Цитация – это как бы нулевая степень мимесиса, из которой исключены всякие усилия, всякая работа преобразующего подражания. В этом смысле Жерар Женетт предлагал различать в литературе изображение поступков и псевдоизображение речей – «невербальный материал, который и в самом деле приходится по мере сил изображать», и «вербальный материал, который изображает себя сам и который чаще всего достаточно просто процитировать»27. Отмечая, что в прямой цитате «изобразительная функция вообще отменяется – подобно тому как оратор, выступающий в суде, может прервать свою речь, чтобы дать судьям самим рассмотреть какой‐либо документ или вещественное доказательство»28, – теоретик делает вывод, что цитация, изображение сказанных слов не имеет ничего общего с мимесисом.
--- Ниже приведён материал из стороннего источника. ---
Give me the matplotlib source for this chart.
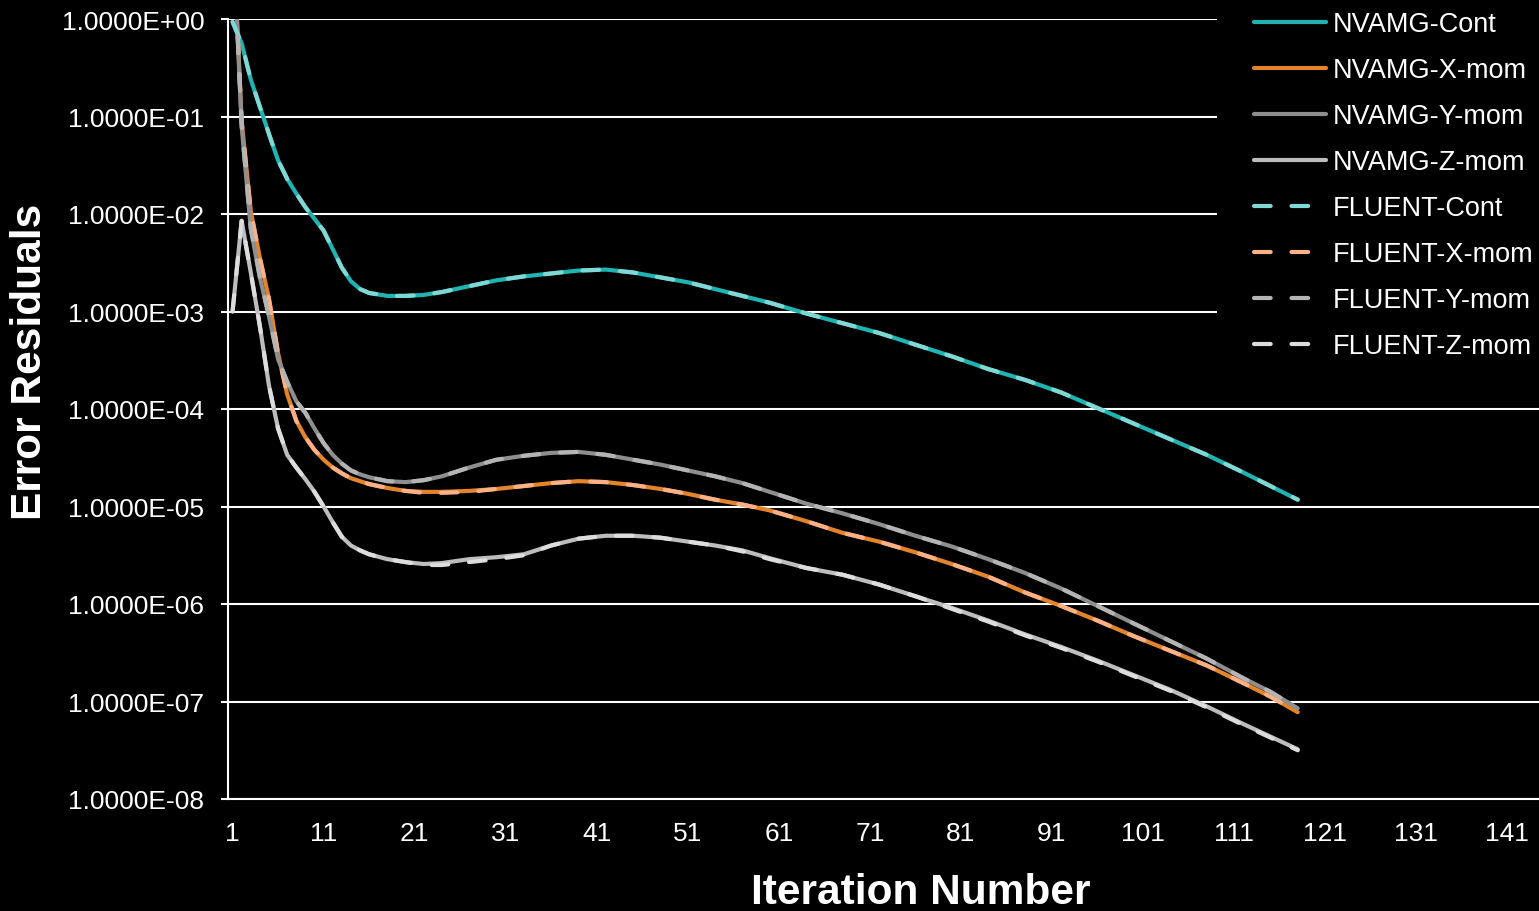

Однако Брехт и Беньямин толкуют о «цитировании жестов» – парадоксальной миметической операции, соединяющей буквальность цитаты с изобразительным усилием телесного движения. Согласно Беньямину, она возможна только в дискретном контексте эпического театра, который «должен не столько развивать интриги, сколько изображать ситуации»29, – то есть благодаря разрывам в течении спектакля, изолирующим отдельные «ситуации», отвлекающим их от непрерывно переживаемого опыта «интриги»30. Беньямин не приходит к выводу, что такой буквальный мимесис производит устойчивые и абстрактные знаки, – он предпочитает говорить о «ситуациях», воплощающих в себе сущность некоторой общественной проблемы, но не сводит их к условно-знаковым процессам. Подобно тому как буквальный перевод обнаруживает «чистый язык» под случайной несхожестью реальных языков, а бесхитростное повествование «рассказчика» освобождает чистую историю от «психологической детализации», эпический театр (этот брехтовский термин должен был нравиться Беньямину не только по оппозиции с «аристотелевским», буржуазным театром, основанным на «идентификации с потрясающей судьбой героя»31, но и по оппозиции с романическим началом на сцене) своим цитатным мимесисом жестов32 обнаруживает самую суть драматического действия. Во всех трех случаях буквальность предстает как высшая форма мимесиса, соединяющая абстракцию с телесностью, несходство подражающих и подражаемых текстов/жестов – с тождеством их немеханических реплик33.